PROBLEM STATEMENT
Repeat the listing word for word. No pictures belong in the copy.

####################

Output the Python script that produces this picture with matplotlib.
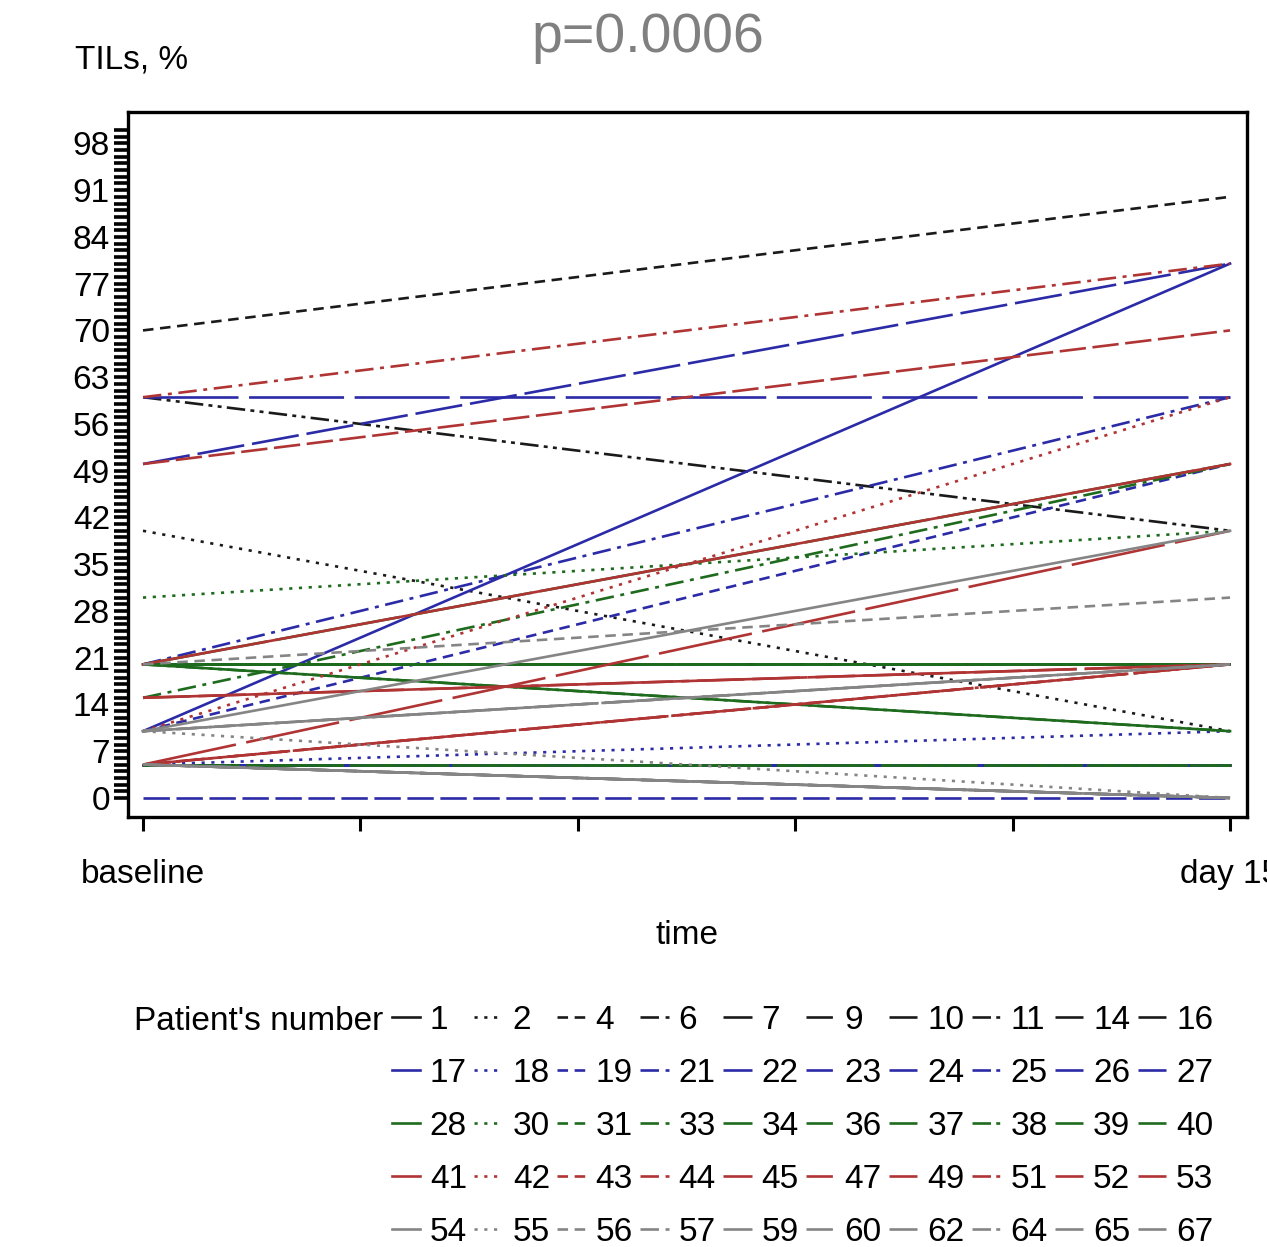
import matplotlib
matplotlib.use("Agg")
import matplotlib.pyplot as plt
from matplotlib.ticker import FixedLocator

plt.rcParams['font.family'] = ['Liberation Sans', 'DejaVu Sans']

# patient numbers, one legend row per colour group
patients = [1, 2, 4, 6, 7, 9, 10, 11, 14, 16,
            17, 18, 19, 21, 22, 23, 24, 25, 26, 27,
            28, 30, 31, 33, 34, 36, 37, 38, 39, 40,
            41, 42, 43, 44, 45, 47, 49, 51, 52, 53,
            54, 55, 56, 57, 59, 60, 62, 64, 65, 67]

# TILs % at baseline and at day 15
baseline = [5, 40, 70, 20, 5, 5, 5, 60, 5, 20,
            10, 5, 10, 20, 50, 0, 60, 5, 5, 5,
            20, 30, 5, 15, 20, 20, 5, 20, 20, 20,
            20, 10, 5, 60, 15, 50, 5, 5, 5, 15,
            10, 10, 20, 10, 5, 10, 5, 5, 10, 5]
day15 = [5, 10, 90, 20, 0, 5, 5, 40, 5, 20,
         80, 10, 50, 60, 80, 0, 60, 5, 5, 5,
         10, 40, 5, 50, 20, 20, 5, 10, 20, 50,
         50, 60, 20, 80, 20, 70, 40, 20, 20, 20,
         40, 0, 30, 20, 0, 20, 0, 0, 20, 0]

times = ["baseline", "day 15"]

row_colors = ['#1a1a1a', '#2b2ba8', '#1e6b1e', '#b03434', '#858585']
col_styles = ['-', (0, (1.2, 2.5)), (0, (4, 2.5)), (0, (7, 2.5, 1.5, 2.5)),
              (0, (18, 3)), (0, (10, 2.5)), (0, (36, 4)),
              (0, (7, 2, 1.5, 2, 1.5, 2)), (0, (26, 3)), (0, (48, 3))]

FS = 24

fig = plt.figure(figsize=(12.67, 12.47), dpi=100)
ax = fig.add_axes([128/1267, 1 - 817/1247, 1119/1267, 705/1247])

handles = []
for i, p in enumerate(patients):
    r, c = divmod(i, 10)
    ln, = ax.plot([0, 1], [baseline[i], day15[i]], color=row_colors[r],
                  linestyle=col_styles[c], lw=1.9, label=str(p))
    handles.append(ln)

ax.set_xlim(-0.0138, 1.0156)
ax.set_ylim(-2.85, 102.7)

ax.yaxis.set_major_locator(FixedLocator(list(range(0, 99, 7))))
ax.yaxis.set_minor_locator(FixedLocator(list(range(0, 101))))
ax.tick_params(axis='y', which='both', direction='out', length=10, width=2.6,
               labelsize=FS, pad=3)
ax.xaxis.set_major_locator(FixedLocator([0, 0.2, 0.4, 0.6, 0.8, 1.0]))
ax.set_xticklabels([times[0], '', '', '', '', times[1]])
ax.tick_params(axis='x', direction='out', length=10, width=2.2, labelsize=FS, pad=20)

for s in ax.spines.values():
    s.set_linewidth(2.4)

ax.set_xlabel('time', fontsize=FS, labelpad=22)
ax.set_ylabel('TILs, %', fontsize=FS, rotation=0, ha='left', va='center')
ax.yaxis.set_label_coords(-0.047, 1.074)
ax.set_title('p=0.0006', color='#808080', fontsize=40, x=0.465, y=1.085, pad=0)

# legend laid out row by row: reorder handles for column-major filling
order = [r * 10 + c for c in range(10) for r in range(5)]
fig.legend([handles[k] for k in order], [handles[k].get_label() for k in order],
           ncol=10, loc='upper left', bbox_to_anchor=(0.309, 0.194),
           frameon=False, fontsize=FS, handlelength=0.85, handletextpad=0.3,
           columnspacing=0.22, labelspacing=0.66, borderpad=0, borderaxespad=0)
fig.text(383/1267, 1 - 1022/1247, "Patient's number", fontsize=FS,
         va='center', ha='right')

fig.savefig('out.png', dpi=100)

####################

WORKED SOLUTION
Output the Python script that produces this picture with matplotlib.
import matplotlib
matplotlib.use("Agg")
import matplotlib.pyplot as plt
from matplotlib.ticker import FixedLocator

plt.rcParams['font.family'] = ['Liberation Sans', 'DejaVu Sans']

# patient numbers, one legend row per colour group
patients = [1, 2, 4, 6, 7, 9, 10, 11, 14, 16,
            17, 18, 19, 21, 22, 23, 24, 25, 26, 27,
            28, 30, 31, 33, 34, 36, 37, 38, 39, 40,
            41, 42, 43, 44, 45, 47, 49, 51, 52, 53,
            54, 55, 56, 57, 59, 60, 62, 64, 65, 67]

# TILs % at baseline and at day 15
baseline = [5, 40, 70, 20, 5, 5, 5, 60, 5, 20,
            10, 5, 10, 20, 50, 0, 60, 5, 5, 5,
            20, 30, 5, 15, 20, 20, 5, 20, 20, 20,
            20, 10, 5, 60, 15, 50, 5, 5, 5, 15,
            10, 10, 20, 10, 5, 10, 5, 5, 10, 5]
day15 = [5, 10, 90, 20, 0, 5, 5, 40, 5, 20,
         80, 10, 50, 60, 80, 0, 60, 5, 5, 5,
         10, 40, 5, 50, 20, 20, 5, 10, 20, 50,
         50, 60, 20, 80, 20, 70, 40, 20, 20, 20,
         40, 0, 30, 20, 0, 20, 0, 0, 20, 0]

times = ["baseline", "day 15"]

row_colors = ['#1a1a1a', '#2b2ba8', '#1e6b1e', '#b03434', '#858585']
col_styles = ['-', (0, (1.2, 2.5)), (0, (4, 2.5)), (0, (7, 2.5, 1.5, 2.5)),
              (0, (18, 3)), (0, (10, 2.5)), (0, (36, 4)),
              (0, (7, 2, 1.5, 2, 1.5, 2)), (0, (26, 3)), (0, (48, 3))]

FS = 24

fig = plt.figure(figsize=(12.67, 12.47), dpi=100)
ax = fig.add_axes([128/1267, 1 - 817/1247, 1119/1267, 705/1247])

handles = []
for i, p in enumerate(patients):
    r, c = divmod(i, 10)
    ln, = ax.plot([0, 1], [baseline[i], day15[i]], color=row_colors[r],
                  linestyle=col_styles[c], lw=1.9, label=str(p))
    handles.append(ln)

ax.set_xlim(-0.0138, 1.0156)
ax.set_ylim(-2.85, 102.7)

ax.yaxis.set_major_locator(FixedLocator(list(range(0, 99, 7))))
ax.yaxis.set_minor_locator(FixedLocator(list(range(0, 101))))
ax.tick_params(axis='y', which='both', direction='out', length=10, width=2.6,
               labelsize=FS, pad=3)
ax.xaxis.set_major_locator(FixedLocator([0, 0.2, 0.4, 0.6, 0.8, 1.0]))
ax.set_xticklabels([times[0], '', '', '', '', times[1]])
ax.tick_params(axis='x', direction='out', length=10, width=2.2, labelsize=FS, pad=20)

for s in ax.spines.values():
    s.set_linewidth(2.4)

ax.set_xlabel('time', fontsize=FS, labelpad=22)
ax.set_ylabel('TILs, %', fontsize=FS, rotation=0, ha='left', va='center')
ax.yaxis.set_label_coords(-0.047, 1.074)
ax.set_title('p=0.0006', color='#808080', fontsize=40, x=0.465, y=1.085, pad=0)

# legend laid out row by row: reorder handles for column-major filling
order = [r * 10 + c for c in range(10) for r in range(5)]
fig.legend([handles[k] for k in order], [handles[k].get_label() for k in order],
           ncol=10, loc='upper left', bbox_to_anchor=(0.309, 0.194),
           frameon=False, fontsize=FS, handlelength=0.85, handletextpad=0.3,
           columnspacing=0.22, labelspacing=0.66, borderpad=0, borderaxespad=0)
fig.text(383/1267, 1 - 1022/1247, "Patient's number", fontsize=FS,
         va='center', ha='right')

fig.savefig('out.png', dpi=100)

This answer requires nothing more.